Kiwis look to exploit Hughes flaw


New Zealand will try to heap the pressure on out-of-form Australian opening batsman Phillip Hughes as they seek to level the series with victory in the second and final Test starting Friday.
The heat is off former Australian skipper Ricky Ponting and wicketkeeper Brad Haddin after good performances in the home side’s comprehensive nine-wicket victory over the Black Caps in the first Gabba Test. Ponting hit 78 and Haddin 80 in the first innings after speculation on their Test futures following a run of low scores, but the spotlight has now shifted to left-hander Hughes and his technical flaws outside off-stump.
Hughes has passed 36 just twice in his past 17 Test innings and with all-rounder Shane Watson (hamstring) and Shaun Marsh (back) on track to return from injuries in the Boxing Day Test against India, the opener’s position appears vulnerable.
His six-ball failure on Sunday as Australia reeled off the 19 runs for victory in their second innings, highlighted his weakness. His average has dived from 69 after three Tests in 2009 to 36.
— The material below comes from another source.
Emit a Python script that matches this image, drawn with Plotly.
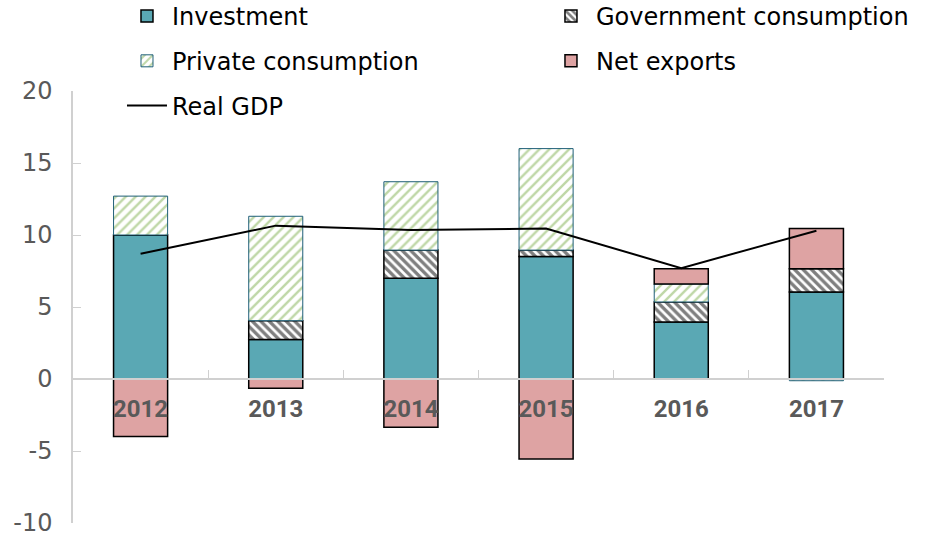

There have been calls for Usman Khawaja to move up the batting order to opener and make room for uncapped allrounder Dan Christian, who has been added to the Australian squad following a side strain to fast bowler Ben Cutting.
New Zealand captain Ross Taylor could not disguise his relish when asked if he wanted Hughes to play in the Hobart Test.
“I’d love him to be in the team,” Taylor said after the Gabba Test.
“We had a lot of video footage of all the Australian players and Hughes got caught at second, third slip and gully a lot in the Ashes and in South Africa.
“That was definitely an area we wanted to target, and with the way Chris Martin bowls, he bowls across the left-hander.”
Martin claimed Hughes’s wicket twice at the Gabba, both times caught by Martin Guptill in the slips.
Senior Australian batsman Mike Hussey believes Hughes should continue playing his natural attacking game.
“I just think it’s important for him to keep a real clear mind and to keep playing his way,” Hussey said.
“He’s had success playing his way. He’s still put together some really good scores for us in difficult conditions in Sri Lanka (126) and South Africa (88).
“He works extremely hard and he knows the areas he needs to work on.”
Australia remained unbeaten at the Gabba since 1988 with their emphatic victory over New Zealand, who are without a Test win in Australia since 1985.
“We don’t play as much Test cricket as some of the other nations but we need to learn quicker than we are at the moment,” Taylor said.
“That’s the ultimate goal, to apply pressure for as long as possible and absorb it as for as long as possible as well.”
Australia unearthed another match-winning fast bowler in 21-year-old James Pattinson, who took five for 27 to help rout New Zealand for 150 in their second innings at the Gabba.
Michael Clarke has welcomed the inclusion of Christian in the squad.
“He gives us options and that’s what we’re looking at in regards to the wicket in Hobart,” Clarke said.
“We don’t know what we’re going to get. It is always nice to have another option in regards to your bowling.”
Australia have never lost a Test in the total of nine played at Hobart’s Bellerive Oval, although the Kiwis have drawn twice in three Tests at the ground.